= Peter G. Moore =

British statistician

Professor Peter Gerald Moore (5 April 1928 – 14 June 2010) was a British academic, actuary, and statistician. He was Professor of Statistics at London Business School, 1965–1993 and its principal from 1984 to 1989.

Moore was a graduate of KCS Wimbledon, and subsequently at University College London where he took a first class honors degree in statistics. He also completed a PhD at UCL, including time spent studying at Princeton, NJ (US) as a Commonwealth Fund Harkness Fellow. Following National Service with the Royal Horse Artillery where he rose to the rank of Major, he joined the Territorial Army and was awarded the Territorial Decoration in 1963.
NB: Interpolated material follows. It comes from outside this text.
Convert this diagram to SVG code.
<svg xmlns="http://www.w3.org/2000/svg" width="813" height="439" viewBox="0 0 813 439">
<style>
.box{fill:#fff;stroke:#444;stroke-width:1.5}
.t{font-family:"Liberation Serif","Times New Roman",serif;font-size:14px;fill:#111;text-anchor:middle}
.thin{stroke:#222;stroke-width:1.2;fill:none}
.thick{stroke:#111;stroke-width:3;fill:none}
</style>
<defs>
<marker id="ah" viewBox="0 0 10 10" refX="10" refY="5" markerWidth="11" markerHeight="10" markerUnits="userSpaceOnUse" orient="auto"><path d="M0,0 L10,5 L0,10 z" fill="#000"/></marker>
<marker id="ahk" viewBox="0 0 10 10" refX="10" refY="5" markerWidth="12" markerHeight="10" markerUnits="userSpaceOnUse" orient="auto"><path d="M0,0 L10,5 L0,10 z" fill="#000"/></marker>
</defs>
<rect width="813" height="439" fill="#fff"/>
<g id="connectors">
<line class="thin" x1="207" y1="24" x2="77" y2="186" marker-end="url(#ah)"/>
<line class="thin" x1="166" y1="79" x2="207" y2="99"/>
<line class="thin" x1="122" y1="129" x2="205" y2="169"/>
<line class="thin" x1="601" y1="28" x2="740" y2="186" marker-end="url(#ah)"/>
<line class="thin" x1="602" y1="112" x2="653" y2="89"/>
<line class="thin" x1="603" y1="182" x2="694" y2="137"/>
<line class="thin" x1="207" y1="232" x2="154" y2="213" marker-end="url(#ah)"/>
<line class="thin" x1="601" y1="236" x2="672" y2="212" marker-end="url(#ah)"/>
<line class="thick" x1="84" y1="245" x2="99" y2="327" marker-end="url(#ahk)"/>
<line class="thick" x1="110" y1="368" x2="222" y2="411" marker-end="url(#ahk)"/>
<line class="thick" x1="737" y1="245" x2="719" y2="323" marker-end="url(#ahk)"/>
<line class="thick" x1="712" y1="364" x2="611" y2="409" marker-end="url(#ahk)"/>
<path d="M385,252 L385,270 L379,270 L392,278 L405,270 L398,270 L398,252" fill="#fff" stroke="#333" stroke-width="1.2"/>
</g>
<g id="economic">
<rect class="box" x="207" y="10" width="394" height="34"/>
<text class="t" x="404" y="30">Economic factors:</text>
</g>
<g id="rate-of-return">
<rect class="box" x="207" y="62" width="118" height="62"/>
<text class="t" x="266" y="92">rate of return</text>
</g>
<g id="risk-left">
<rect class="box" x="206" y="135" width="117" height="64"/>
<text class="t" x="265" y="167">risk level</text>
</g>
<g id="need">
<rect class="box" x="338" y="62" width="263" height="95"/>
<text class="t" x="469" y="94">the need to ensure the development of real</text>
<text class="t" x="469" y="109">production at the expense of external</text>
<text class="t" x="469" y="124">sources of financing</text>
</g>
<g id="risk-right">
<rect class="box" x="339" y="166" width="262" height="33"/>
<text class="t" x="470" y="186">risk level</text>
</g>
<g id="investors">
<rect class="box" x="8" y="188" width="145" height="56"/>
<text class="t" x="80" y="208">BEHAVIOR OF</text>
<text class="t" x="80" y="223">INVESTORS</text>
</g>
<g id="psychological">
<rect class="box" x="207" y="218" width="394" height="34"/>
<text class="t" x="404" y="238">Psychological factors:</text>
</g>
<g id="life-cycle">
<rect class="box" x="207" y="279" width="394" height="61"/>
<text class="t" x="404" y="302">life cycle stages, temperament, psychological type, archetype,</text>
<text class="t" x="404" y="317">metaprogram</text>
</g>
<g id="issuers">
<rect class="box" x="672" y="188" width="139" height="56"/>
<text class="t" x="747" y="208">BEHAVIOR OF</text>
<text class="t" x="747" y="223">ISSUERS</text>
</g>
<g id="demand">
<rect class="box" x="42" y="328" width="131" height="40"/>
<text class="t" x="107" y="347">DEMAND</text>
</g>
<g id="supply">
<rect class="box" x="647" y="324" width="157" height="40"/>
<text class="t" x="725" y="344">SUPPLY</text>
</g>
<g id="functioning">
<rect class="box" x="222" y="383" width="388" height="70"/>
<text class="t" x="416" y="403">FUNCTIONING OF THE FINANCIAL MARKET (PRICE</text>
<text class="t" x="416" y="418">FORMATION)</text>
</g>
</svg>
He was a partner in consulting actuaries Duncan Fraser from 1974 to 1977. In 1984 he became the first president of the Institute of Actuaries from outside the insurance industry (1984-1986), subsequently also becoming the President of the Royal Statistical Society (1989-1991). A freeman of the city of London, he served as master of the Tallow Chandlers Company from 1994 to 1995. He was awarded the Guy medal (1970) and the Chambers Medal (1995) He served as a director of many FTSE 100 companies, government committees and helped establish the Hong Kong University of Science and Technology. He was a prolific writer, publishing many books on statistics and risk in management decisions. His books include:
Standard Statistical Calculations 1965,
Basic Operational Research 1971,
Reason By Numbers 1980,
The Anatomy of Decisions 1989,

Moore received an honorary doctorate from Heriot-Watt University in 1985

His primary career legacy remains the London Business School. As a founding member of the faculty, he helped shape the curriculum and build the institution into a world leading provider of management education. In his roles as Vice Principal and Principal (now Dean) through the 1970s and 1980s, he grew the organisation, programs, student base and facilities.